The series is fantastic. The writing and the plotting are tight and well structured and don’t rely on outer space sci-fi gimmicks (the final episode titled Little Green Men And Other Martians is a red herring, in this respect).
Nathan Spring is the commander of the ISPF (International Space Police Force, non-affectionately known as the Star Cops). He sets about creating a respected base of operations on Moonbase to investigate crimes, as the world below starts to spread its wings in the reaches of outer space. The job is one he doesn’t want. He is frequently getting space sick, has problems adjusting to zero gravity and is the kind of man who tolerates little. He reveals in the eigth episode that his first job as a fully fledged officer led to him having to arrest his own father for embezzlement. The casting of David Calder as the Commander Nathan Spring is the perfect marriage of character and actor.
The aforementioned Inspector Colin Devis (played by Trevor Cooper) joins the crew on Moonbase when he’s thrown out of the police after informing on his fellow officer, who frames Nathan for the brutal and horrifyingly casual murder of his girlfriend Lee in episode 2. Devis is undeniably the light relief and his un-politically correct stance on a Moonbase filled with Russians, Australians and Japanese is a highlight.
Linda Newton plays Pal Kenzy, the Australian officer who is sacked for corruption by Nathan in episode 3, but who later gets her job back in a mixture of cunning and a smidgen of blackmail. There is a love-hate relationship with these two (isn’t there always a love-hate relationship?) which certainly deserved to be developed further in a future series.
The one weak link in the main cast is undeniably American Erick Ray Evans’ portrayal of Chief Superintendent David Theroux. I recall reading a review on BBC’s Waking The Dead series some years ago where it was criticised as being the one show where the main characters’ continually shouting at each other is mistakenly held to symbolise character development. Clearly, that reviewer is one of the many who had never seen Star Cops.
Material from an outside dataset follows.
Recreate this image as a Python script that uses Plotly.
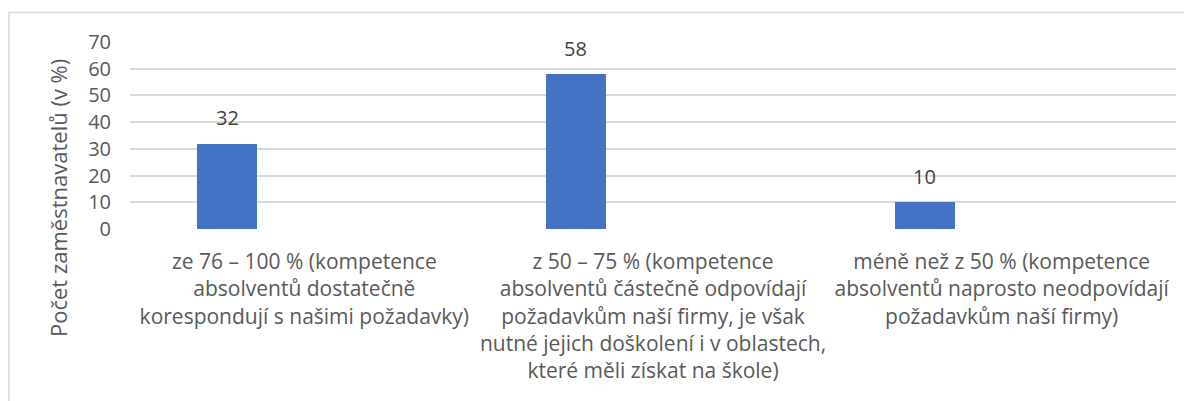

Evans’ acting range is limited. Limited to casual wise guy and outraged innocent. His continual bursts of anger at the fellow cast are, at times, cringe worthy and damn right ludicrous. And talking of ludicrous, I haven’t even mentioned his hair yet.
Each episode adds a little flavour to the Star Cops and are genuinely engaging and gripping. Episode 2 (Conversations With The Dead), for me, is a definite highlight. Later episodes saw characters that add to the international flavour of the Star Cops with Russian Alexander Krivenko and Japanese officer Anna Shoun (played by Sayo Inaba,; clearly a graduate from the Erick Ray Evans school of acting).
Unfortunately, the series never found its audience and after nine brilliant episodes, the series left the air never to return. If you listen to Chris Boucher on the aforementioned The Cult Of Star Cops documentary, reasons for the cancellation vary between bad scheduling by the BBC, differences of opinion between Boucher and the producer Evgeny Gridneff (Boucher remarks their relationship “started out at the bottom and worked its way down”) and just a failure to capture the ratings needed to warrant a second series.
For me, it’s a lost opportunity. I would loved to have seen future episodes with Nathan Spring and company, but, unfortunately, it would never find its audience until years had passed and, by then, it was too late.
If you get a chance to watch the series, take it. I believe the DVD has now been deleted. You might have to do a bit of detective work yourself to track the show down.
So, in many ways its taken the show full circle to the scheduling conflicts of 1987. A shame and a loss.
RIP Star Cops : 6th July 1987 – 30th August 1987.